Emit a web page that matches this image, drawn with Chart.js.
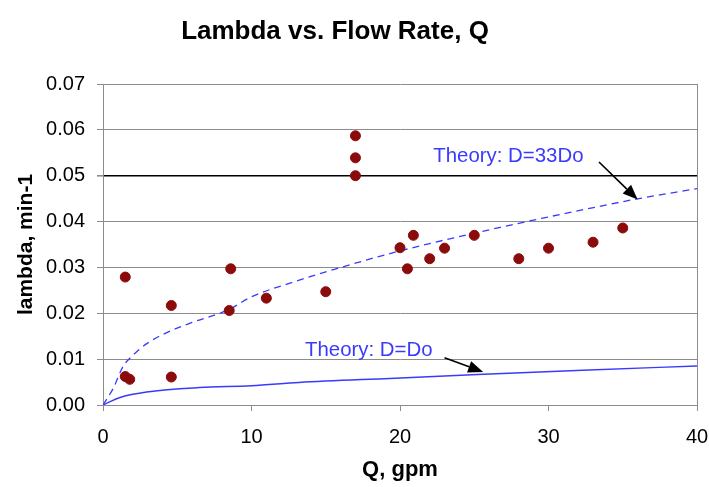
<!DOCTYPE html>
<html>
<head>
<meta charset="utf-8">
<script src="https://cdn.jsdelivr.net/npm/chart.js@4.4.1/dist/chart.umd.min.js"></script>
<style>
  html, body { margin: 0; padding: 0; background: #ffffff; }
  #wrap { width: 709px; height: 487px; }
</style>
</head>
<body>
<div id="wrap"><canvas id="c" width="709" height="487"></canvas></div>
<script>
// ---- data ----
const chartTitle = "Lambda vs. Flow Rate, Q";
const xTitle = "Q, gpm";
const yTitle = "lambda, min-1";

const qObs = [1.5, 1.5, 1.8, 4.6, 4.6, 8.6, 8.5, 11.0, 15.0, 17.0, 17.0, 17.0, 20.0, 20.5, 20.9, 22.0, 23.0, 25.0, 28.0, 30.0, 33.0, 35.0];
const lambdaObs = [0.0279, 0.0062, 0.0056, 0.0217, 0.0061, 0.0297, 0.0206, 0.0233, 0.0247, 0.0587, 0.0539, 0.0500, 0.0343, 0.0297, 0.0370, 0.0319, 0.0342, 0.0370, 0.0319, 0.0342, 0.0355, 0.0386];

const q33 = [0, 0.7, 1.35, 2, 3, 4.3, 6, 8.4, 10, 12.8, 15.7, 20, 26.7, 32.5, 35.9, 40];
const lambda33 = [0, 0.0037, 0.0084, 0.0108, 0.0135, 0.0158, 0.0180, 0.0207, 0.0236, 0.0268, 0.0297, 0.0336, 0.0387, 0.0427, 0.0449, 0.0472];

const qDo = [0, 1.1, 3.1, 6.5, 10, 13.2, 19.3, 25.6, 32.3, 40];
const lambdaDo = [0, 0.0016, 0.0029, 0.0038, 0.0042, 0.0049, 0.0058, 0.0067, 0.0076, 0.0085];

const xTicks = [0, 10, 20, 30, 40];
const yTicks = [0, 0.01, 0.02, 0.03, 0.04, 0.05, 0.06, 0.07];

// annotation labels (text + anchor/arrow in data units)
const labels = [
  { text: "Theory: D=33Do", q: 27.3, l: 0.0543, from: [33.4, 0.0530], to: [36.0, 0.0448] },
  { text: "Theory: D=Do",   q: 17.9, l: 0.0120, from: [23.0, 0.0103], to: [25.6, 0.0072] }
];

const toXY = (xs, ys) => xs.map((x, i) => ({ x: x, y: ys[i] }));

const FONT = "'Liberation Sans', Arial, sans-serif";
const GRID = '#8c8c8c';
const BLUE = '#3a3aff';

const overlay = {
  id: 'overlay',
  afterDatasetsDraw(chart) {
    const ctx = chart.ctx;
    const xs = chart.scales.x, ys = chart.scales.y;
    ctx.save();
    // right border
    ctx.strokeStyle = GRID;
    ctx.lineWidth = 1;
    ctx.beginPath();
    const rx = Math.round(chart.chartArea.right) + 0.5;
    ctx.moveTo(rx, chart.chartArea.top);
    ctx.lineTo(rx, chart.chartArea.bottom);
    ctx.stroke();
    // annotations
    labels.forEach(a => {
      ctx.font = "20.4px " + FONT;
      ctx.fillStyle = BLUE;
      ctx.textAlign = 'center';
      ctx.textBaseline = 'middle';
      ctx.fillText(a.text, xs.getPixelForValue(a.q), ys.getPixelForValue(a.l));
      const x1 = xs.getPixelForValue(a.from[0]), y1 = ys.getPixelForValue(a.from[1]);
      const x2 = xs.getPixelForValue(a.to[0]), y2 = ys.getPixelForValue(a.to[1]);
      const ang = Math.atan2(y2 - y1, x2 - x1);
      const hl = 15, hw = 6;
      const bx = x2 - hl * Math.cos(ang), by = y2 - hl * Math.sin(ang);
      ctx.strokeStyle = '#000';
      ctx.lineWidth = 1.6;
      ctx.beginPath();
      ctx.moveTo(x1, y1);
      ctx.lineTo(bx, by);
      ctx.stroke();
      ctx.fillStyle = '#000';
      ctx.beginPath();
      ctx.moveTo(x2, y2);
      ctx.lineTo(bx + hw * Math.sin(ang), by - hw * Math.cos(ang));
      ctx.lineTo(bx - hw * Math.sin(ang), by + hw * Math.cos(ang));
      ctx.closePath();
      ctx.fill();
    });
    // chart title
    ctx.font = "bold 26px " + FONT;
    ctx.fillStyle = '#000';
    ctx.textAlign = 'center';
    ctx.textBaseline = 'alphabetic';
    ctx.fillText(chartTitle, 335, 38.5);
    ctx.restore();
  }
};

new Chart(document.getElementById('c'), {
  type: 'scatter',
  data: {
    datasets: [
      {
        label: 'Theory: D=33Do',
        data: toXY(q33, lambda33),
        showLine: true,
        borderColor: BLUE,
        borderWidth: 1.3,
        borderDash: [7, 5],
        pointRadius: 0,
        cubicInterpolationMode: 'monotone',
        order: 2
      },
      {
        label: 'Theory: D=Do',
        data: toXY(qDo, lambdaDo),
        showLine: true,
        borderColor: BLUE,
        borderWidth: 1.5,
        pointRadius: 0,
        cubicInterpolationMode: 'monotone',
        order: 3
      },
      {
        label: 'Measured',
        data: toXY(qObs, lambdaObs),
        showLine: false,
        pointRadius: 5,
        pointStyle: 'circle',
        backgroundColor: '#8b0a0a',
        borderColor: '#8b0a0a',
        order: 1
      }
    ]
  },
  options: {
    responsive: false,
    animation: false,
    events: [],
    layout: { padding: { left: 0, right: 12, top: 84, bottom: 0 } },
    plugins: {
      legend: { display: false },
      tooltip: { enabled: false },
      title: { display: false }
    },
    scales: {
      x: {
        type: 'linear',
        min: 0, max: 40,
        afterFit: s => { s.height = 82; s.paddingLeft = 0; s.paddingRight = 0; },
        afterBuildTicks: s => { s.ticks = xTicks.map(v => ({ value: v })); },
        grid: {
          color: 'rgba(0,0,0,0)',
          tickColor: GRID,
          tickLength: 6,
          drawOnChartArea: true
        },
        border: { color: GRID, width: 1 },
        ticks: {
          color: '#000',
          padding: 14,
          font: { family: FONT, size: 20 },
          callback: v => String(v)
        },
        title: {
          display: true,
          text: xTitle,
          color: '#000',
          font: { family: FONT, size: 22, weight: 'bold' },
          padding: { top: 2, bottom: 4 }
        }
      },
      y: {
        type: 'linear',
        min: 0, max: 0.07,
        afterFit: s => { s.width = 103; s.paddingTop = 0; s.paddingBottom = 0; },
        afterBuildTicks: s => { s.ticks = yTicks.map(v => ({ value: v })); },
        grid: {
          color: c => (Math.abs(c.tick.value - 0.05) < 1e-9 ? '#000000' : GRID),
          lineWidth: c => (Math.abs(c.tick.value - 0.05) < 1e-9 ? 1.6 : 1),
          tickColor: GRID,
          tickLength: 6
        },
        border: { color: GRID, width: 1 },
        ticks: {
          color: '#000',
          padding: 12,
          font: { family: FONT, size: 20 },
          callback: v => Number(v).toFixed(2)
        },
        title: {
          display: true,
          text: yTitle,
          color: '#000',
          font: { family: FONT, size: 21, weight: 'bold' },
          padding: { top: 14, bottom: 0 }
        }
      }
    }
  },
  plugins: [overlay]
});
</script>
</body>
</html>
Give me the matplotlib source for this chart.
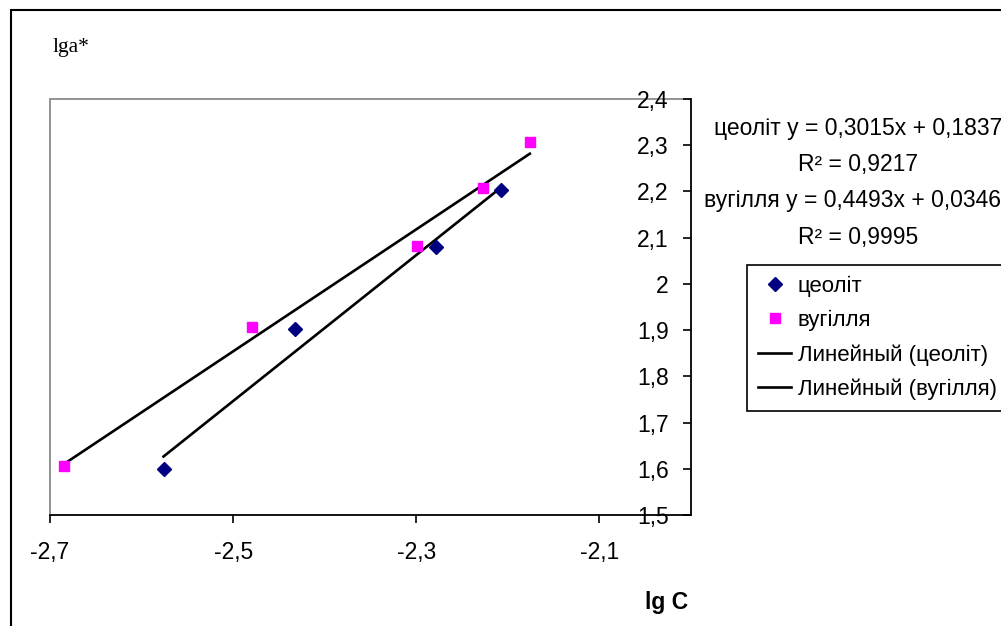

============================================================

* EXERCISE DETAILS *
Leave out the pictures and output the rest of the material exactly as written.

* EXERCISE RESULT *
Emit a web page that matches this image, drawn with Chart.js.
<!DOCTYPE html>
<html>
<head>
<meta charset="utf-8">
<script src="https://cdn.jsdelivr.net/npm/chart.js@4.4.1/dist/chart.umd.min.js"></script>
<style>
  html, body { margin: 0; padding: 0; background: #ffffff; }
  #wrap { width: 709px; height: 487px; }
</style>
</head>
<body>
<div id="wrap"><canvas id="c" width="709" height="487"></canvas></div>
<script>
// ---- data ----
const chartTitle = "Lambda vs. Flow Rate, Q";
const xTitle = "Q, gpm";
const yTitle = "lambda, min-1";

const qObs = [1.5, 1.5, 1.8, 4.6, 4.6, 8.6, 8.5, 11.0, 15.0, 17.0, 17.0, 17.0, 20.0, 20.5, 20.9, 22.0, 23.0, 25.0, 28.0, 30.0, 33.0, 35.0];
const lambdaObs = [0.0279, 0.0062, 0.0056, 0.0217, 0.0061, 0.0297, 0.0206, 0.0233, 0.0247, 0.0587, 0.0539, 0.0500, 0.0343, 0.0297, 0.0370, 0.0319, 0.0342, 0.0370, 0.0319, 0.0342, 0.0355, 0.0386];

const q33 = [0, 0.7, 1.35, 2, 3, 4.3, 6, 8.4, 10, 12.8, 15.7, 20, 26.7, 32.5, 35.9, 40];
const lambda33 = [0, 0.0037, 0.0084, 0.0108, 0.0135, 0.0158, 0.0180, 0.0207, 0.0236, 0.0268, 0.0297, 0.0336, 0.0387, 0.0427, 0.0449, 0.0472];

const qDo = [0, 1.1, 3.1, 6.5, 10, 13.2, 19.3, 25.6, 32.3, 40];
const lambdaDo = [0, 0.0016, 0.0029, 0.0038, 0.0042, 0.0049, 0.0058, 0.0067, 0.0076, 0.0085];

const xTicks = [0, 10, 20, 30, 40];
const yTicks = [0, 0.01, 0.02, 0.03, 0.04, 0.05, 0.06, 0.07];

// annotation labels (text + anchor/arrow in data units)
const labels = [
  { text: "Theory: D=33Do", q: 27.3, l: 0.0543, from: [33.4, 0.0530], to: [36.0, 0.0448] },
  { text: "Theory: D=Do",   q: 17.9, l: 0.0120, from: [23.0, 0.0103], to: [25.6, 0.0072] }
];

const toXY = (xs, ys) => xs.map((x, i) => ({ x: x, y: ys[i] }));

const FONT = "'Liberation Sans', Arial, sans-serif";
const GRID = '#8c8c8c';
const BLUE = '#3a3aff';

const overlay = {
  id: 'overlay',
  afterDatasetsDraw(chart) {
    const ctx = chart.ctx;
    const xs = chart.scales.x, ys = chart.scales.y;
    ctx.save();
    // right border
    ctx.strokeStyle = GRID;
    ctx.lineWidth = 1;
    ctx.beginPath();
    const rx = Math.round(chart.chartArea.right) + 0.5;
    ctx.moveTo(rx, chart.chartArea.top);
    ctx.lineTo(rx, chart.chartArea.bottom);
    ctx.stroke();
    // annotations
    labels.forEach(a => {
      ctx.font = "20.4px " + FONT;
      ctx.fillStyle = BLUE;
      ctx.textAlign = 'center';
      ctx.textBaseline = 'middle';
      ctx.fillText(a.text, xs.getPixelForValue(a.q), ys.getPixelForValue(a.l));
      const x1 = xs.getPixelForValue(a.from[0]), y1 = ys.getPixelForValue(a.from[1]);
      const x2 = xs.getPixelForValue(a.to[0]), y2 = ys.getPixelForValue(a.to[1]);
      const ang = Math.atan2(y2 - y1, x2 - x1);
      const hl = 15, hw = 6;
      const bx = x2 - hl * Math.cos(ang), by = y2 - hl * Math.sin(ang);
      ctx.strokeStyle = '#000';
      ctx.lineWidth = 1.6;
      ctx.beginPath();
      ctx.moveTo(x1, y1);
      ctx.lineTo(bx, by);
      ctx.stroke();
      ctx.fillStyle = '#000';
      ctx.beginPath();
      ctx.moveTo(x2, y2);
      ctx.lineTo(bx + hw * Math.sin(ang), by - hw * Math.cos(ang));
      ctx.lineTo(bx - hw * Math.sin(ang), by + hw * Math.cos(ang));
      ctx.closePath();
      ctx.fill();
    });
    // chart title
    ctx.font = "bold 26px " + FONT;
    ctx.fillStyle = '#000';
    ctx.textAlign = 'center';
    ctx.textBaseline = 'alphabetic';
    ctx.fillText(chartTitle, 335, 38.5);
    ctx.restore();
  }
};

new Chart(document.getElementById('c'), {
  type: 'scatter',
  data: {
    datasets: [
      {
        label: 'Theory: D=33Do',
        data: toXY(q33, lambda33),
        showLine: true,
        borderColor: BLUE,
        borderWidth: 1.3,
        borderDash: [7, 5],
        pointRadius: 0,
        cubicInterpolationMode: 'monotone',
        order: 2
      },
      {
        label: 'Theory: D=Do',
        data: toXY(qDo, lambdaDo),
        showLine: true,
        borderColor: BLUE,
        borderWidth: 1.5,
        pointRadius: 0,
        cubicInterpolationMode: 'monotone',
        order: 3
      },
      {
        label: 'Measured',
        data: toXY(qObs, lambdaObs),
        showLine: false,
        pointRadius: 5,
        pointStyle: 'circle',
        backgroundColor: '#8b0a0a',
        borderColor: '#8b0a0a',
        order: 1
      }
    ]
  },
  options: {
    responsive: false,
    animation: false,
    events: [],
    layout: { padding: { left: 0, right: 12, top: 84, bottom: 0 } },
    plugins: {
      legend: { display: false },
      tooltip: { enabled: false },
      title: { display: false }
    },
    scales: {
      x: {
        type: 'linear',
        min: 0, max: 40,
        afterFit: s => { s.height = 82; s.paddingLeft = 0; s.paddingRight = 0; },
        afterBuildTicks: s => { s.ticks = xTicks.map(v => ({ value: v })); },
        grid: {
          color: 'rgba(0,0,0,0)',
          tickColor: GRID,
          tickLength: 6,
          drawOnChartArea: true
        },
        border: { color: GRID, width: 1 },
        ticks: {
          color: '#000',
          padding: 14,
          font: { family: FONT, size: 20 },
          callback: v => String(v)
        },
        title: {
          display: true,
          text: xTitle,
          color: '#000',
          font: { family: FONT, size: 22, weight: 'bold' },
          padding: { top: 2, bottom: 4 }
        }
      },
      y: {
        type: 'linear',
        min: 0, max: 0.07,
        afterFit: s => { s.width = 103; s.paddingTop = 0; s.paddingBottom = 0; },
        afterBuildTicks: s => { s.ticks = yTicks.map(v => ({ value: v })); },
        grid: {
          color: c => (Math.abs(c.tick.value - 0.05) < 1e-9 ? '#000000' : GRID),
          lineWidth: c => (Math.abs(c.tick.value - 0.05) < 1e-9 ? 1.6 : 1),
          tickColor: GRID,
          tickLength: 6
        },
        border: { color: GRID, width: 1 },
        ticks: {
          color: '#000',
          padding: 12,
          font: { family: FONT, size: 20 },
          callback: v => Number(v).toFixed(2)
        },
        title: {
          display: true,
          text: yTitle,
          color: '#000',
          font: { family: FONT, size: 21, weight: 'bold' },
          padding: { top: 14, bottom: 0 }
        }
      }
    }
  },
  plugins: [overlay]
});
</script>
</body>
</html>
Give me the matplotlib source for this chart.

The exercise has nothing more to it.